> SHORT EXERCISE:
Pull each line containing "this" out of the data and copy it.

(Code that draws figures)
- - - - - - -
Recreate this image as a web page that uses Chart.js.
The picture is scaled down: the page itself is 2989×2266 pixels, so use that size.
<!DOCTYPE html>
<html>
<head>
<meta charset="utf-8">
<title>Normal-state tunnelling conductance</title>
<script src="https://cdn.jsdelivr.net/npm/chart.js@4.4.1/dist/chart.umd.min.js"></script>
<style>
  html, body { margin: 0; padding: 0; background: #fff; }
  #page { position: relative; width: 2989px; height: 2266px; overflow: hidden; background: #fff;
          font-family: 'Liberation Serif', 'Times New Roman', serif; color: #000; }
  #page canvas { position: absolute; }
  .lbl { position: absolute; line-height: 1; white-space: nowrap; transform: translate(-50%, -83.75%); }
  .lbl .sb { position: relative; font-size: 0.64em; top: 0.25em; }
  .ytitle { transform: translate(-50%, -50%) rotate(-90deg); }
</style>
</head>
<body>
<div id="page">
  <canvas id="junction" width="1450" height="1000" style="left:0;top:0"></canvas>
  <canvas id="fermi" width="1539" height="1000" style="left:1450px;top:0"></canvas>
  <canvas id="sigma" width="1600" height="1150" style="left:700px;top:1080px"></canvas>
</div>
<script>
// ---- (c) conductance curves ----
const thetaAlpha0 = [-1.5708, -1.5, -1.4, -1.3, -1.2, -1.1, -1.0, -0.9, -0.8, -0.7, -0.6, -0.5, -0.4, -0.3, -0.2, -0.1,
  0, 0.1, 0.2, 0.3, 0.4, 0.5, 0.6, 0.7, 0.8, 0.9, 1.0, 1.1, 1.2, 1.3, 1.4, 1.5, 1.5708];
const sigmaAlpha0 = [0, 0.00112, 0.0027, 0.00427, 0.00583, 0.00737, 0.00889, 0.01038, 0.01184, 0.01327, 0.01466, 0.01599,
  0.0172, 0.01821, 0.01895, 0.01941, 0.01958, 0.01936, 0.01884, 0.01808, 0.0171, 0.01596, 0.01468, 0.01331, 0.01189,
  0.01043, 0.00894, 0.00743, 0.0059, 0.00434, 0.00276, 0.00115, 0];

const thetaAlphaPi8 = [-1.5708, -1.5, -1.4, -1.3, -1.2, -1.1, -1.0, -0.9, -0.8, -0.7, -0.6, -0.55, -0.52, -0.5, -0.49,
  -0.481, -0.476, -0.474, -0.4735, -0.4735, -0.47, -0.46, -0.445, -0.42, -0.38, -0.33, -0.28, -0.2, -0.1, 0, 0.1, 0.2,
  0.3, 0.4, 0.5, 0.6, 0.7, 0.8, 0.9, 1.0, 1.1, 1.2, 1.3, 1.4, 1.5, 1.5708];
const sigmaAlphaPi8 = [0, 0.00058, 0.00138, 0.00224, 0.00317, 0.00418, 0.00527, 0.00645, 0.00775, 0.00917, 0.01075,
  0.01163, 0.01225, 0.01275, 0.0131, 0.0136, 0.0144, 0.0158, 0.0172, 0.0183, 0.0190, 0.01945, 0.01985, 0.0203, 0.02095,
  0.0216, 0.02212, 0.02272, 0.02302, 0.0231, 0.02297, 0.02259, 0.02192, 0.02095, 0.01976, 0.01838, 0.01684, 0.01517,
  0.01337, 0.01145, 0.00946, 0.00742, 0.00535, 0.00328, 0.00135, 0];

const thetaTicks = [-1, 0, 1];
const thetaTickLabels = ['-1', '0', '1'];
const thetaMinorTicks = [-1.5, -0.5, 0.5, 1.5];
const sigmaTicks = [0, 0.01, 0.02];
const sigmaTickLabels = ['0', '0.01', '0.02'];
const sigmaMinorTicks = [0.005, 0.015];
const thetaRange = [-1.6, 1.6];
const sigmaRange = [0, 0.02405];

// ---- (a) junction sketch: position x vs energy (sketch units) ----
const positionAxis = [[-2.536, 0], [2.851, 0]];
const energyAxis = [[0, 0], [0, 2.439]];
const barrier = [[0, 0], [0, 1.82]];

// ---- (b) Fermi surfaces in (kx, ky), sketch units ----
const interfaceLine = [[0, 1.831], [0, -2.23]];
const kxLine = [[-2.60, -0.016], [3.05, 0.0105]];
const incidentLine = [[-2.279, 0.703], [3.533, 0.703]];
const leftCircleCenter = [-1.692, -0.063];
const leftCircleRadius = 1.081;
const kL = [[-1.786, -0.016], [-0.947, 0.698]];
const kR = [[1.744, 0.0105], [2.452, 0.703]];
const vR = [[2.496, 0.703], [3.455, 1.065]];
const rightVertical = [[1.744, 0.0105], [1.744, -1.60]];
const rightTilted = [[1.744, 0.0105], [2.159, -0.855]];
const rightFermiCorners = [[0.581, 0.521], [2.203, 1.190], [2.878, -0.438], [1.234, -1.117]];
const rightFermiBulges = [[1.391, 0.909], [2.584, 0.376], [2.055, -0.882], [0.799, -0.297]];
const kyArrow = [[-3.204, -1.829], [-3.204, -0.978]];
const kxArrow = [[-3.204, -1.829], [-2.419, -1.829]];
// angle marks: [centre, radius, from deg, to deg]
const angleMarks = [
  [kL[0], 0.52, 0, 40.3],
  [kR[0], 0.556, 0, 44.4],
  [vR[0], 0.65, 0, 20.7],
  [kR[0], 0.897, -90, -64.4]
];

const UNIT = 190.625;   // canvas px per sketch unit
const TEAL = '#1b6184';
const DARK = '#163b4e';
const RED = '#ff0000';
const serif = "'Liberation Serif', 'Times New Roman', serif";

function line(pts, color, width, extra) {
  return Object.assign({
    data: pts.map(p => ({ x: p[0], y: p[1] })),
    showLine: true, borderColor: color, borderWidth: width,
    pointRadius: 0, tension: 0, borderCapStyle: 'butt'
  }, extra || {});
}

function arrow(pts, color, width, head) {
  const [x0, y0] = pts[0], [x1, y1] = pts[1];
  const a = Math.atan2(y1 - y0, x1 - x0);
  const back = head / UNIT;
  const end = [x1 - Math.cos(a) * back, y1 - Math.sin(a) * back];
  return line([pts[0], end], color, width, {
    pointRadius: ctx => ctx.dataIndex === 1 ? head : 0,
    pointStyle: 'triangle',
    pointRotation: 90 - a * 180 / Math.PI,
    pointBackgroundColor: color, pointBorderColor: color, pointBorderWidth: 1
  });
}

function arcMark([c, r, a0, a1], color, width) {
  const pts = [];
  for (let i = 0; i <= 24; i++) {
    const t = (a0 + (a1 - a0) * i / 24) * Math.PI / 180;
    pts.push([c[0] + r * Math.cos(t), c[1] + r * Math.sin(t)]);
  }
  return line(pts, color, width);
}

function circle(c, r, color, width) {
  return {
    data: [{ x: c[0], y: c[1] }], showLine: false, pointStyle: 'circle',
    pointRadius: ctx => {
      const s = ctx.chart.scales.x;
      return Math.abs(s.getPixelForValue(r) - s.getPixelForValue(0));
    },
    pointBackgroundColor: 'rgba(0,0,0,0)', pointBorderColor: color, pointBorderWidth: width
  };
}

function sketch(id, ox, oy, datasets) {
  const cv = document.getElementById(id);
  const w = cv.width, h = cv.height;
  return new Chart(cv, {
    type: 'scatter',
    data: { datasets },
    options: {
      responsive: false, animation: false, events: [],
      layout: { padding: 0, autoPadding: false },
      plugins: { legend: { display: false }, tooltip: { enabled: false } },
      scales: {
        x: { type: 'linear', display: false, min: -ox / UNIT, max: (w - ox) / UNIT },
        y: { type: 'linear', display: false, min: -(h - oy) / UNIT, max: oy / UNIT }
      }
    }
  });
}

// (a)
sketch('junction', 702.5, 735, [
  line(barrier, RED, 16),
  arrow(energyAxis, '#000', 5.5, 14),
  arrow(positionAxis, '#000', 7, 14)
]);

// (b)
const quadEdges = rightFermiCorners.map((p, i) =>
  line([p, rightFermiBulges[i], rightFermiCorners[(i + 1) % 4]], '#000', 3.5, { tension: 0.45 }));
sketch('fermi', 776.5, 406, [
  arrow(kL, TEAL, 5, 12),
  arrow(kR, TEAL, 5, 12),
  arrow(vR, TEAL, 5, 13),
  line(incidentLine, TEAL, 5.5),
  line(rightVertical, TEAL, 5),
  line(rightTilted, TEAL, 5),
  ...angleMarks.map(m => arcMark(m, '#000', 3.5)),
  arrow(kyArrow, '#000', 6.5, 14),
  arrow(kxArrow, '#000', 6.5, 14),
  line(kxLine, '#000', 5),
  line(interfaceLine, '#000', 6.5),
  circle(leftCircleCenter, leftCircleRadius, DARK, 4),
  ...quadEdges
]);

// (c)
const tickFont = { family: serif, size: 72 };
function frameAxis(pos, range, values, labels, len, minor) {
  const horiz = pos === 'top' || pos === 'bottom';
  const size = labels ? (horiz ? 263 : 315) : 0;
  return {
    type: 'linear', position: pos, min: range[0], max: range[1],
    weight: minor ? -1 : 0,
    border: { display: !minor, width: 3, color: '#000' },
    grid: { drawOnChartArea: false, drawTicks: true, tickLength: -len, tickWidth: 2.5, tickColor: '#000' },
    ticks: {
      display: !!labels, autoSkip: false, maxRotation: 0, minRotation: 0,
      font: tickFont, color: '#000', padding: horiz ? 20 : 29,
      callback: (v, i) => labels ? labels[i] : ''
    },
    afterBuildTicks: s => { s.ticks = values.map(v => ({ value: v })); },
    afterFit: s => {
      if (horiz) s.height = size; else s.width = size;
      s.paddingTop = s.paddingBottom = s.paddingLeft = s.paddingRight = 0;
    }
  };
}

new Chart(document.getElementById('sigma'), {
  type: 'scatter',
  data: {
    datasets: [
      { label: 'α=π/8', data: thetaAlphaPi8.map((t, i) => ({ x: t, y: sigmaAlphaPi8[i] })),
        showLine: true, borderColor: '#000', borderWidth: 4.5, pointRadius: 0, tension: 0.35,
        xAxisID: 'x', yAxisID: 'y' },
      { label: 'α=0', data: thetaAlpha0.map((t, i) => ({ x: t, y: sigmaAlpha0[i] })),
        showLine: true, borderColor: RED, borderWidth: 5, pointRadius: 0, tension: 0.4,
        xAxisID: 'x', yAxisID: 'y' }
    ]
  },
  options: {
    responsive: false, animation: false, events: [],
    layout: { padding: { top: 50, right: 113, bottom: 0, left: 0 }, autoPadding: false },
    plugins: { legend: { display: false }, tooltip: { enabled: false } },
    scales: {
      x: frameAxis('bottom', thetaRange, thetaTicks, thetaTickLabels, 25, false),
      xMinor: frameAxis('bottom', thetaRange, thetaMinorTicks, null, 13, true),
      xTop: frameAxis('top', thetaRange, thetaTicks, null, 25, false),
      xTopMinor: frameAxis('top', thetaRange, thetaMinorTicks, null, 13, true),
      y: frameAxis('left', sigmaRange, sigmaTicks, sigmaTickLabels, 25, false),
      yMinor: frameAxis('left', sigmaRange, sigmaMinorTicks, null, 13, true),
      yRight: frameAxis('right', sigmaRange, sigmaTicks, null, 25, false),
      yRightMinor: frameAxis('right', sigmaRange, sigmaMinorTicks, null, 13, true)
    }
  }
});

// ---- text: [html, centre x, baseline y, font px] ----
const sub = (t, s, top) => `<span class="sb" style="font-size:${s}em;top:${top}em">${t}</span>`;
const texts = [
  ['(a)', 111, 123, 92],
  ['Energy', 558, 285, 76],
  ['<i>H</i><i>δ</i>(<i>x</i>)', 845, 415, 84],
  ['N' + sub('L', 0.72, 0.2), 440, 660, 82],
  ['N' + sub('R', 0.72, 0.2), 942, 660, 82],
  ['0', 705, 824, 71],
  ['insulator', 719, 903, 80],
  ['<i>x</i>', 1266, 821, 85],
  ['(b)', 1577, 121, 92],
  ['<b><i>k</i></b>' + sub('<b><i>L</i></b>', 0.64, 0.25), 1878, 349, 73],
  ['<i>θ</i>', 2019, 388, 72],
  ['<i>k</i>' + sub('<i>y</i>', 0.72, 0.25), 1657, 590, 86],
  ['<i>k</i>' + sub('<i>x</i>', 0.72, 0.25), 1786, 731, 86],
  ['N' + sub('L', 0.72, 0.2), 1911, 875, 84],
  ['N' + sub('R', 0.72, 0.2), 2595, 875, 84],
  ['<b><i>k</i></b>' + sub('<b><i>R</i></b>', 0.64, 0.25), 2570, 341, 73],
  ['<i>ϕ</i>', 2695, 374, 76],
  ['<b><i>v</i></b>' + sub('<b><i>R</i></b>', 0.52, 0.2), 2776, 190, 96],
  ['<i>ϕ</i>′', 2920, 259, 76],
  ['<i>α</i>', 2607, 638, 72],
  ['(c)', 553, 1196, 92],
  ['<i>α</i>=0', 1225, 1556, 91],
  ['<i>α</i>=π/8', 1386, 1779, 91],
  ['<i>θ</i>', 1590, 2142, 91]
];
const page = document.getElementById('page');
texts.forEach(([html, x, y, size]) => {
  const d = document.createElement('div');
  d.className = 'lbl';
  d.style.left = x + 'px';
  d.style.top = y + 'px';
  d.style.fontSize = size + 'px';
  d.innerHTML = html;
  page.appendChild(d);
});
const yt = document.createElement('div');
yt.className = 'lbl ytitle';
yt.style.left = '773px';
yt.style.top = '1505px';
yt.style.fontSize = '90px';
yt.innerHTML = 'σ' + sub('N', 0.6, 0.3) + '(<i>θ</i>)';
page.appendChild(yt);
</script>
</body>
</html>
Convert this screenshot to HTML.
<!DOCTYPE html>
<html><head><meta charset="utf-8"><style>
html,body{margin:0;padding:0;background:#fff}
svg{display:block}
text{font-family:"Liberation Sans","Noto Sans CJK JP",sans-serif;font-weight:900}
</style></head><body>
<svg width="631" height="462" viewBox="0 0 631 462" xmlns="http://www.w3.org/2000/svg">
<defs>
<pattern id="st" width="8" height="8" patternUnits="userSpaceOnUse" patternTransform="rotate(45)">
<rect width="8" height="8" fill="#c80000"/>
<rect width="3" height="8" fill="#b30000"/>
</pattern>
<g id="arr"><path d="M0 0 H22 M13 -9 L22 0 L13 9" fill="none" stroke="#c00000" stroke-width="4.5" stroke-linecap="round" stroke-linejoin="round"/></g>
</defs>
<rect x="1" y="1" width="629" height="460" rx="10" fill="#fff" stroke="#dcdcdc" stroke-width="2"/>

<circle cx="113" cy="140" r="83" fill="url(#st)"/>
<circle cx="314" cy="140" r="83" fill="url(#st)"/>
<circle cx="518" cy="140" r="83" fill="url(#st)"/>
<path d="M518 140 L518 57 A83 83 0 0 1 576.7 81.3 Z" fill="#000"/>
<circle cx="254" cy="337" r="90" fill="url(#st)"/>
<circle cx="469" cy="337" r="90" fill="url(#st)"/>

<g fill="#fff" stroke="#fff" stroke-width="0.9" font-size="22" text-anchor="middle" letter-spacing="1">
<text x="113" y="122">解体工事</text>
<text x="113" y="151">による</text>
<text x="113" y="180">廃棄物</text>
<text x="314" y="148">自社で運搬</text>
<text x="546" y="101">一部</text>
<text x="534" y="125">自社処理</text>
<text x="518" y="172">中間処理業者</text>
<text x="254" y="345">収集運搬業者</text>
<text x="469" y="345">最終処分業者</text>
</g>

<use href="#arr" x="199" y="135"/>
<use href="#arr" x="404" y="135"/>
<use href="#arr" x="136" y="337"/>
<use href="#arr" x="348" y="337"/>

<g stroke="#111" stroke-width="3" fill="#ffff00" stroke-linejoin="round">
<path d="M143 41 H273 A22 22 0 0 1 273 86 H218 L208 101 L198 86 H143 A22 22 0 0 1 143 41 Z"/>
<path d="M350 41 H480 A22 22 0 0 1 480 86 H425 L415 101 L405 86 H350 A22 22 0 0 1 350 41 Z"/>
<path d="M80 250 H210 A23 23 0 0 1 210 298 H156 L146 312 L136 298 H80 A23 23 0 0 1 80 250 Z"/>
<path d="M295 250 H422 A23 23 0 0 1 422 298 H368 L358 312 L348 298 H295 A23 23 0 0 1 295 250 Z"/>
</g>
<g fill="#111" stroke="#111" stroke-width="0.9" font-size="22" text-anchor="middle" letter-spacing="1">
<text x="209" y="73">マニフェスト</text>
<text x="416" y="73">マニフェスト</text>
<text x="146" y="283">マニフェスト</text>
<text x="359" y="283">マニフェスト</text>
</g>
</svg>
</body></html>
- - - - - - -
> TASK OUTPUT:
Recreate this image as a web page that uses Chart.js.
Convert this screenshot to HTML.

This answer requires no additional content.